Woodford Investment Management: bonus ban breaks new ground
One of the most prominent figures in the City has taken “the unprecedented step” of abolishing all staff bonuses at his firm, arguing that they do little to boost performance, said Patrick Hosking in The Times. “Star stock-picker” Neil Woodford has instead put all 35 employees of his fund boutique, Woodford Investment Management (WIM), on a fixed salary. “The radical shift in policy is unheard of in the City where discretionary bonuses have traditionally been seen as necessary to drive performance.” But, according to Woodford and co-founder Craig Newman, the payouts “can distort behaviour, encouraging misconduct, recklessness and short-termism”. The firm has increased its employees’ fixed salaries to compensate for the loss.
“The view from the moral high ground is fantastic,” said Jonathan Guthrie in the FT. Woodford’s ethical position, “while doubtless sincerely held”, will probably give his firm a “branding advantage” – provided plenty of other funds “stick to the bad old ways”. It could also alleviate internal politicking, said Hosking. But there are downsides. In a difficult year, WIM could be “exposed” if it is unable to reduce its total pay bill. And without a deferred bonus award to tie them in, “star performers could be more amenable to poaching”.

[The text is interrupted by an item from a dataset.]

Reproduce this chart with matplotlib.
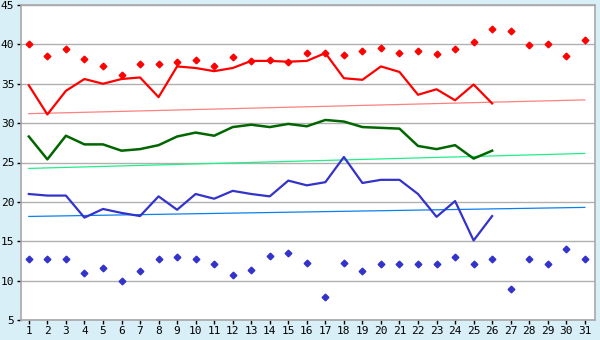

“It’s relevant that this radical move is being made by a fund manager,” said Maggie Pagano in the Daily Mail. Their own big bonuses are one reason why they have consistently failed to curtail excessive pay at the companies in which they invest. M&G’S Richard Woolnough took home £33m in 2014: his fund is now “at the bottom of performance tables”. It has become “an article of faith” that companies must pay ever-higher discretionary bonuses to get the best from staff. If Woodford’s move helps “prick” that bubble, bring it on.